Por ello, el prefacio exige de todos los fieles, y no solo del sacerdote que lo recita, una actitud agradecimiento porque todas las obras de Dios, que nos permiten alcanzar la salvación. Además, una actitud de alabanza por todas esas obras magníficas que solo un Dios todopoderoso y que nos ama puede realizar.
Al inicio del prefacio elevamos nuestros corazones hasta el altar del cielo, para introducirnos en la liturgia celestial. Con esa postura espiritual se da gracias a Dios por sus grandes obras, que nos generan asombro. Esa admiración nos lleva a alabar a Dios. Una alabanza que no solo relazan quienes se encuentran reunidos en ese momento, sino la Iglesia del cielo “con los ángeles que cantan en el cielo”, con “los ángeles y arcángeles y todos los coros celestiales”.
Esta alabanza que se realizará en unión de “los ángeles y los santos” se anuncia en la parte final del prefacio, que es una especia de prólogo del Sanctus, con el que concluye.
Si vamos a cantar con los ángeles, hay que usar las palabras de estos seres. De acuerdo con el Apocalipsis, los ángeles no se cansaban de decir día y noche “Santo, Santo, Santo, es el Señor Dios” (4, 8). El profeta Isaías también escuchó a los serafines cantar tres veces la santidad del Señor: “¡Santo, santo, santo es el Señor de los ejércitos! Toda la tierra está llena de su gloria.” (6, 3). A esas palabras se le suma la expresión de júbio exclamada por la multitud que recibió a Jesús en Jerusalén: “¡Hosanna en las alturas! ¡Bendito el que viene en nombre del Señor! ¡Hosanna en las alturas!” (Mt 21, 9; Mc 11, 9; Jn 12, 12), tomando palabras del salmo 118 (26).

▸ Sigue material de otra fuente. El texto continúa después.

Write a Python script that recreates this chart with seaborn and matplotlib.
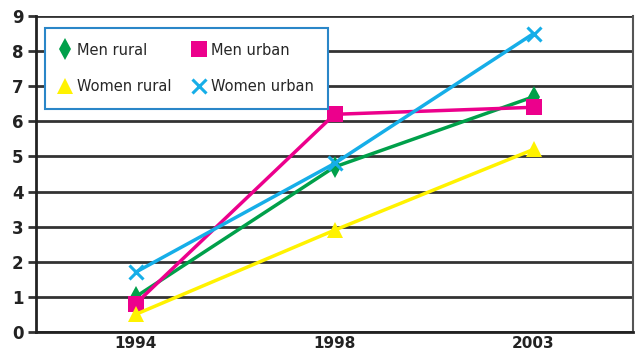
import matplotlib
matplotlib.use("Agg")
import matplotlib.pyplot as plt
import seaborn as sns
import pandas as pd

years = ["1994", "1998", "2003"]
series_names = ["Men rural", "Men urban", "Women rural", "Women urban"]
men_rural = [1.0, 4.7, 6.7]
men_urban = [0.8, 6.2, 6.4]
women_rural = [0.5, 2.9, 5.2]
women_urban = [1.7, 4.8, 8.5]
y_ticks = [0, 1, 2, 3, 4, 5, 6, 7, 8, 9]

colors = {"Men rural": "#00a04a", "Men urban": "#ec008c",
          "Women rural": "#fff200", "Women urban": "#16aee8"}
markers = {"Men rural": "d", "Men urban": "s", "Women rural": "^", "Women urban": "x"}

rows = []
for name, vals in zip(series_names, [men_rural, men_urban, women_rural, women_urban]):
    for y, v in zip(years, vals):
        rows.append({"Year": y, "Value": v, "Series": name})
df = pd.DataFrame(rows)

sns.set_theme(style="white")
plt.rcParams["font.family"] = ["DejaVu Sans"]

fig = plt.figure(figsize=(6.39, 3.52), dpi=100)
ax = fig.add_axes([36 / 639, 20 / 352, (633 - 36) / 639, (332 - 16) / 352])

for y in y_ticks:
    ax.axhline(y, color="#333333", lw=2.0, zorder=1)

for name in series_names:
    m = markers[name]
    if m == "x":
        kw = dict(markeredgewidth=2.2, markersize=10, markeredgecolor=colors[name])
    else:
        kw = dict(markeredgewidth=0, markersize=11)
    sns.lineplot(data=df[df["Series"] == name], x="Year", y="Value", color=colors[name],
                 marker=m, linewidth=2.5, ax=ax, sort=False, zorder=3, label=name, **kw)

ax.set_xlim(-0.5, 2.5)
ax.set_ylim(0, 9)
ax.set_yticks(y_ticks)
ax.set_yticklabels([str(v) for v in y_ticks], fontsize=12, fontweight="semibold",
                   color="#222222")
ax.set_xticks([0, 1, 2])
ax.set_xticklabels(years, fontsize=11, fontweight="semibold", color="#222222")
ax.set_xticks([-0.5, 0.5, 1.5, 2.5], minor=True)
ax.tick_params(axis="x", which="major", length=0, pad=3)
ax.tick_params(axis="x", which="minor", length=8, width=1.5, color="#222222", direction="out")
ax.tick_params(axis="y", which="major", length=6, width=2, color="#333333", direction="out", left=True, pad=3)
ax.set_xlabel("")
ax.set_ylabel("")

for side in ["left", "bottom"]:
    ax.spines[side].set_color("#222222")
    ax.spines[side].set_linewidth(2)
ax.spines["right"].set_color("#555555")
ax.spines["right"].set_linewidth(1.5)
ax.spines["top"].set_visible(False)

handles, labels = ax.get_legend_handles_labels()
hmap = dict(zip(labels, handles))
order = ["Men rural", "Women rural", "Men urban", "Women urban"]
leg = ax.legend([hmap[o] for o in order], order, ncol=2, loc="upper left",
                bbox_to_anchor=(9 / 597, 1 - 12 / 316), bbox_transform=ax.transAxes,
                prop={"size": 10.5}, frameon=True, fancybox=False,
                framealpha=1, columnspacing=1.5,
                handlelength=0.8, handletextpad=0.4, labelspacing=1.5,
                borderpad=1.0, borderaxespad=0)
leg.get_frame().set_edgecolor("#2a86c8")
leg.get_frame().set_linewidth(1.5)
leg.get_frame().set_facecolor("white")
leg.set_zorder(5)
for h in leg.legend_handles:
    h.set_linestyle("none")

fig.savefig("out.png", dpi=100, facecolor="white")
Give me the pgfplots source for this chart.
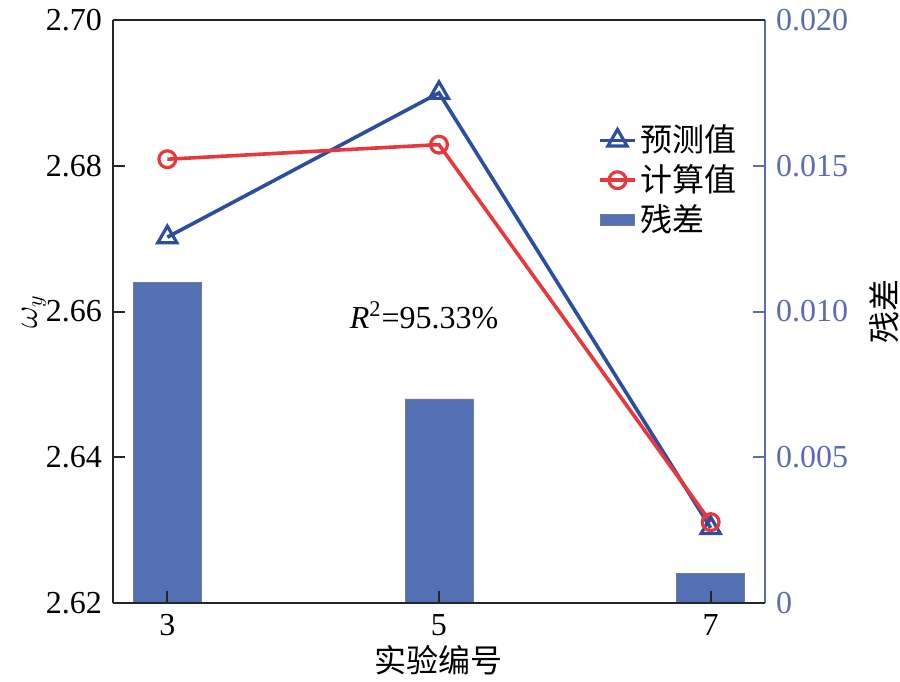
\documentclass[border=0pt]{standalone}
\usepackage{pgfplots}
\pgfplotsset{compat=1.18}
\usepackage{fontspec}
\setmainfont{Liberation Serif}
\newfontfamily\cjk{Noto Sans CJK SC}
\definecolor{rax}{HTML}{5B6DB0}
\definecolor{barc}{HTML}{5470B4}
\definecolor{bl}{HTML}{2B4F9E}
\definecolor{rd}{HTML}{E6383D}
\begin{document}
\fontsize{16}{19}\selectfont
\begin{tikzpicture}
\useasboundingbox (0,0) rectangle (450pt,340.5pt);
% bars, right axis
\begin{axis}[
  at={(56.5pt,39pt)}, anchor=south west,
  scale only axis, width=326pt, height=291.5pt,
  xmin=2.6, xmax=7.4, ymin=0, ymax=0.02,
  axis y line*=right, axis x line=none,
  scaled y ticks=false,
  ytick={0,0.005,0.01,0.015,0.02},
  yticklabels={0,0.005,0.010,0.015,0.020},
  yticklabel style={text=rax, font=\fontsize{16}{19}\selectfont},
  y axis line style={draw=rax, line width=1pt},
  ytick style={draw=rax, line width=1pt},
  tick align=inside, major tick length=6pt,
  ylabel={\cjk 残差}, ylabel style={font=\fontsize{16}{19}\selectfont, rotate=0},
  every outer y axis line/.append style={draw=rax},
]
\addplot[ybar, bar width=0.5, fill=barc, draw=gray!70!barc, line width=0.4pt]
  coordinates {(3,0.011) (5,0.007) (7,0.001)};
\end{axis}
% lines, left axis
\begin{axis}[
  at={(56.5pt,39pt)}, anchor=south west,
  scale only axis, width=326pt, height=291.5pt,
  xmin=2.6, xmax=7.4, ymin=2.62, ymax=2.70,
  axis x line*=bottom, axis y line*=left,
  xtick={3,5,7},
  ytick={2.62,2.64,2.66,2.68,2.70},
  yticklabel style={/pgf/number format/.cd, fixed, fixed zerofill, precision=2},
  /pgf/number format/assume math mode=true,
  ticklabel style={font=\fontsize{16}{19}\selectfont},
  axis line style={line width=1pt, draw=black!85},
  tick style={line width=1pt, draw=black!85},
  tick align=inside, major tick length=6pt,
  xlabel={\cjk 实验编号},
  xlabel style={font=\fontsize{16}{19}\selectfont, yshift=6pt},
  ylabel={$\omega_y$},
  ylabel shift=-11pt,
  ylabel style={font=\fontsize{16}{19}\selectfont},
  legend style={at={(0.735,0.835)}, anchor=north west, draw=none, fill=none,
    font=\fontsize{16}{17.5}\selectfont\cjk, row sep=0pt,
    /tikz/every even column/.append style={column sep=4pt}},
  legend cell align=left,
  clip=false,
]
\draw[black!85, line width=1pt] (rel axis cs:0,1) -- (rel axis cs:1,1);
\addplot[bl, line width=1.8pt, mark=triangle, mark size=5.5pt,
  mark options={fill=white, line width=1.6pt}]
  coordinates {(3,2.6702) (5,2.6900) (7,2.6303)};
\addlegendentry{预测值}
\addplot[rd, line width=1.8pt, mark=o, mark size=4.2pt,
  mark options={fill=white, line width=1.6pt}]
  coordinates {(3,2.6809) (5,2.6829) (7,2.6311)};
\addlegendentry{计算值}
\addlegendimage{area legend, fill=barc, draw=gray!70!barc}
\addlegendentry{残差}
\node[font=\fontsize{16}{19}\selectfont] at (axis cs:4.89,2.6595) {\textit{R}\textsuperscript{2}=95.33\%};
\end{axis}
\end{tikzpicture}
\end{document}
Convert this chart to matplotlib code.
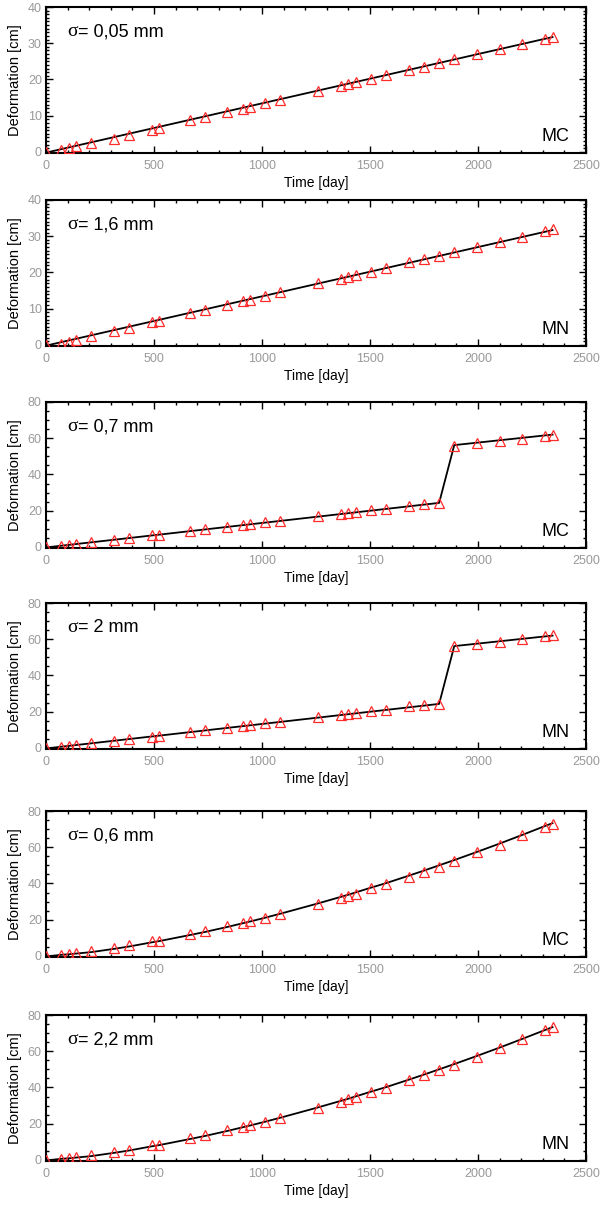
import matplotlib
matplotlib.use("Agg")
import matplotlib.pyplot as plt
from matplotlib.ticker import MultipleLocator
import matplotlib.transforms as mtransforms

plt.rcParams["font.family"] = ["Liberation Sans", "DejaVu Sans"]

# ── acquisition dates (days) ─────────────────────────────────────────────────
days = [0, 70, 105, 140, 210, 315, 385, 490, 525, 665, 735, 840, 910, 945,
        1015, 1085, 1260, 1365, 1400, 1435, 1505, 1575, 1680, 1750, 1820,
        1890, 1995, 2100, 2205, 2310, 2345]

# ── model curves (black lines) ──────────────────────────────────────────────
lin_days = [0, 2345]
lin_model = [-0.2, 31.7]

jump_days = [0, 1820, 1890, 2345]
jump_model = [-0.3, 24.3, 56.2, 62.0]

quad_model = [-0.3, 0.6, 0.9, 1.3, 2.1, 3.9, 5.2, 7.5, 8.2, 11.5, 13.2, 16.0,
              18.0, 19.0, 21.1, 23.3, 29.0, 32.6, 33.8, 35.1, 37.7, 40.2,
              44.3, 47.1, 50.0, 52.9, 57.4, 62.0, 66.8, 71.7, 73.3]

# ── estimated deformation (red triangles) ───────────────────────────────────
est_mc_lin = [0.0, 0.4, 1.0, 1.5, 2.5, 3.7, 4.7, 6.1, 6.7, 8.7, 9.6, 11.0,
              11.9, 12.5, 13.4, 14.4, 16.9, 18.1, 18.7, 19.3, 20.1, 21.1,
              22.6, 23.5, 24.6, 25.6, 27.0, 28.4, 29.7, 31.3, 31.8]
est_mn_lin = [0.0, 0.3, 0.8, 1.4, 2.4, 3.8, 4.8, 6.2, 6.6, 8.9, 9.7, 11.1,
              12.0, 12.4, 13.5, 14.5, 17.0, 18.2, 18.8, 19.2, 20.2, 21.2,
              22.8, 23.6, 24.5, 25.7, 27.1, 28.5, 29.8, 31.4, 31.9]
est_mc_jump = [0.0, 0.7, 1.3, 1.6, 2.6, 3.8, 5.1, 6.4, 6.7, 8.7, 9.8, 11.1,
               12.0, 12.6, 13.5, 14.4, 16.8, 18.2, 18.7, 19.0, 20.2, 21.1,
               22.8, 23.5, 24.2, 55.7, 57.2, 58.5, 59.7, 61.4, 61.9]
est_mn_jump = [0.0, 0.5, 1.1, 1.7, 2.8, 3.9, 5.0, 6.3, 6.8, 8.9, 9.7, 11.2,
               12.1, 12.5, 13.6, 14.5, 17.0, 18.3, 18.6, 19.1, 20.3, 21.2,
               22.9, 23.6, 24.3, 56.0, 57.4, 58.7, 60.0, 61.6, 62.2]
est_mc_quad = [0.0, 0.7, 1.3, 1.6, 2.5, 4.5, 5.9, 8.1, 8.4, 11.9, 13.5, 16.3,
               18.1, 19.0, 21.0, 23.2, 28.9, 32.0, 33.3, 34.4, 37.3, 39.6,
               43.7, 46.6, 49.3, 52.4, 57.2, 61.5, 66.5, 71.4, 73.0]
est_mn_quad = [0.0, 0.5, 1.0, 1.5, 2.6, 4.3, 5.6, 8.0, 8.5, 12.1, 13.6, 16.4,
               18.3, 19.2, 21.2, 23.4, 28.7, 32.2, 33.5, 34.6, 37.4, 39.8,
               43.9, 46.8, 49.5, 52.6, 56.8, 61.8, 66.6, 71.6, 73.3]

sigma_labels = ["0,05 mm", "1,6 mm", "0,7 mm", "2 mm", "0,6 mm", "2,2 mm"]
method_labels = ["MC", "MN", "MC", "MN", "MC", "MN"]

panels = [
    (lin_days, lin_model, est_mc_lin, 40),
    (lin_days, lin_model, est_mn_lin, 40),
    (jump_days, jump_model, est_mc_jump, 80),
    (jump_days, jump_model, est_mn_jump, 80),
    (days, quad_model, est_mc_quad, 80),
    (days, quad_model, est_mn_quad, 80),
]

W, H = 600, 1205
fig = plt.figure(figsize=(W / 100, H / 100), dpi=100)

# bottoms of each panel in pixels, measured from the top of the image
bottoms_px = [153, 346, 548, 749, 957, 1161]
left_px, right_px, height_px = 46, 586, 146

for i, (mx, my, est, ytop) in enumerate(panels):
    b = bottoms_px[i]
    ax = fig.add_axes([left_px / W, (H - b) / H,
                       (right_px - left_px) / W, height_px / H])
    ax.plot(mx, my, color="black", linewidth=1.3, zorder=2)
    ax.plot(days, est, linestyle="none", marker="^", markersize=6.5,
            markerfacecolor="none", markeredgecolor="#ff2a2a",
            markeredgewidth=0.9, zorder=3)

    ax.set_xlim(0, 2500)
    ax.set_ylim(-0.3 if ytop == 40 else -0.6, ytop)
    ax.xaxis.set_major_locator(MultipleLocator(500))
    ax.xaxis.set_minor_locator(MultipleLocator(100))
    if ytop == 40:
        ax.yaxis.set_major_locator(MultipleLocator(10))
        ax.yaxis.set_minor_locator(MultipleLocator(1))
    else:
        ax.yaxis.set_major_locator(MultipleLocator(20))
        ax.yaxis.set_minor_locator(MultipleLocator(5))

    ax.tick_params(which="both", direction="in", top=True, right=True,
                   width=1.0, colors="black", labelcolor="#999999",
                   labelsize=9)
    ax.tick_params(which="major", length=5)
    ax.tick_params(which="minor", length=2.5)
    ax.tick_params(axis="x", pad=5)
    ax.tick_params(axis="y", pad=3)
    for sp in ax.spines.values():
        sp.set_linewidth(1.5)

    ax.set_xlabel("Time [day]", fontsize=10, labelpad=3)
    ax.set_ylabel("Deformation [cm]", fontsize=10.5, labelpad=4)

    # sigma annotation: serif sigma followed by sans text
    ax.text(0.039, 0.83, "\u03c3", transform=ax.transAxes, fontsize=14,
            family=["Liberation Serif", "DejaVu Serif"], va="center",
            ha="left")
    off = mtransforms.offset_copy(ax.transAxes, fig=fig, x=11, y=0,
                                  units="dots")
    ax.text(0.039, 0.83, "= " + sigma_labels[i], transform=off,
            fontsize=13, va="center", ha="left")
    ax.text(0.969, 0.116, method_labels[i], transform=ax.transAxes,
            fontsize=13, va="center", ha="right")

fig.savefig("out.png", dpi=100)
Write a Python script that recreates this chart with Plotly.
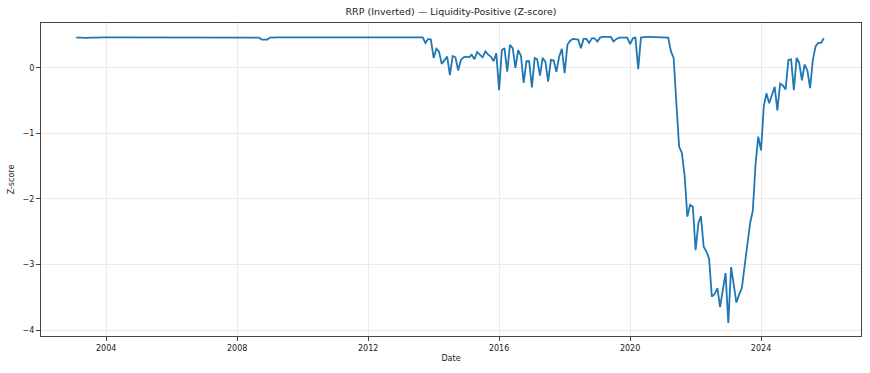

Cantamos palabras de la Escritura. Por eso no podemos cambiarlas por otras, como se hace algunas ocasiones (“Gloria a Dios aquí en la tierra, paz y amor entre los hombres”, o “Santo es el Señor, mi Dios, digno de alabanza: a el poder el honor y la gloria”, por señalar algunas versiones en que se modifica).
El Santo es cantado o dicho por todos. El sacerdote lo hace con las manos juntas.